Durán didn’t care. He launched a combo that had Stallone seeing stars.

Years later, when asked if he’d ever spar with Bernard Hopkins, Stallone shot it down fast:

“No way — I learned my lesson from Durán.”

Inside the Scene: Mickey’s Gym Goes Greasy Fast

The gym scene was shot inside Main Street Gym in L.A., doubling for Mickey’s no-frills fight shack. Filmed during the end of 1978, this scene pits Durán against fictional heavyweight contender Balboa in a very one sided sparring session. Durán plays the ultra-quick sparring partner. Rocky can’t lay a glove on him.

Mickey’s barking orders from the ropes:

“Speed! Speed!”
“Catch dat punk!”
“Can’t you catch that little squirt?”
“If you can catch that little speedball, you can catch Creed!”

Durán doesn’t just move fast — he moves like a ghost. Micky called it greasy fast. And for a guy who’d trained months for the role, it was humbling. That’s the core of the Rocky II arc — learning the hard way that brute strength isn’t enough.

The Real Durán: Devil in the Ring

In his autobiography I Am Durán, the champ didn’t hold back:

“I was Mike Tyson before Mike Tyson came along.
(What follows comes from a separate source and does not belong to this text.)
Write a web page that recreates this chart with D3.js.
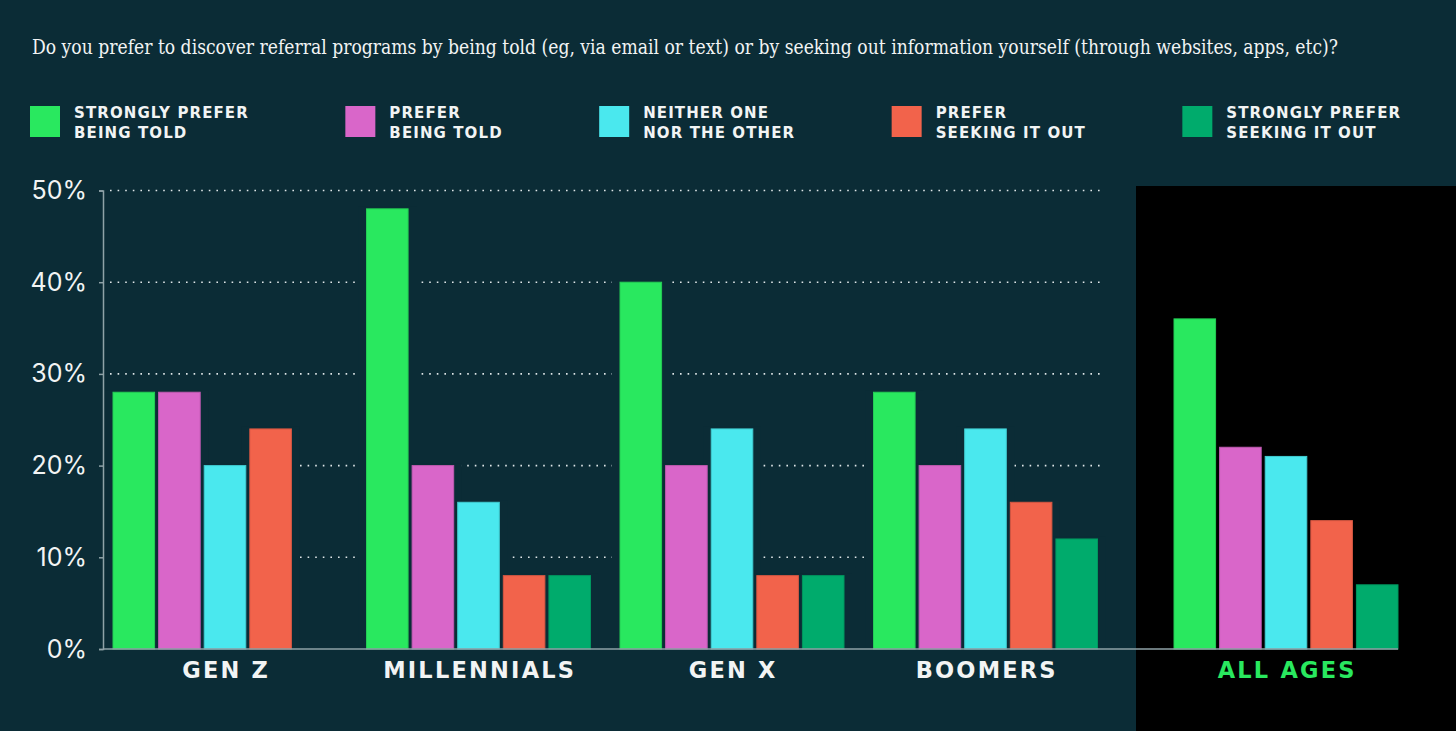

Fighters would look at me and shit their pants.”

Durán wasn’t just fast — he was terrifying.

“The Americans were beginning to realize that they had never encountered anything like me before: a disturbing, deadly being… ‘The Devil,’ they called me.”

That energy, that power — it’s what made his few seconds of screentime in Rocky II feel so real. Stallone wanted danger. He got the Devil.

Real Punches, Real Pain: Rocky Meets Durán

There’s no Hollywood filter on this scene from Rocky II. Stallone brought in Roberto Durán to crank up the realism, and he got more than he bargained for. Durán came in fast, brutal, and completely unforgiving — just like he fought in the ring. When Stallone asked him not to hit him in the face, Durán responded with a combo that rattled the movie star and left a mark that never really faded.

“You’re sparring and you say to yourself, ‘Hey, maybe I can go with this guy.’”, Sly said. “Then you trade a few shots, and you realize you’re an actor again.”

“Professionals and [acting] are two different things,” Sly admitted. “I kind of interpreted it [in the movies]. They’re the real deal.”

That’s the grit Sylvester Stallone wanted — and it shows. The moment became more than a scene; it’s a reminder of what Rocky’s story is built on: humility, respect, and the idea that there’s always someone tougher out there. Durán’s speed in the ring, his intensity, and the way he moved made it clear Rocky had work to do if he wanted to survive a rematch with Apollo Creed.

The Rocky series has always brought in real fighters to ground the fiction in truth. Joe Frazier showed up in the original film. Muhammad Ali screened Rocky II and sparred with Sly on stage during the 1977 Oscars. Even Rocky Marciano’s name comes up as the gold standard. Gilbert Acuña, a Costa Rican heavyweight, also appeared on set during the filming of the Mickey’s Gym sequence — another subtle detail that adds to the authenticity.

Durán’s cameo in Rocky 2 isn’t just trivia — it’s the franchise pulling no punches and giving fans something really cool. No stuntman could’ve done it better.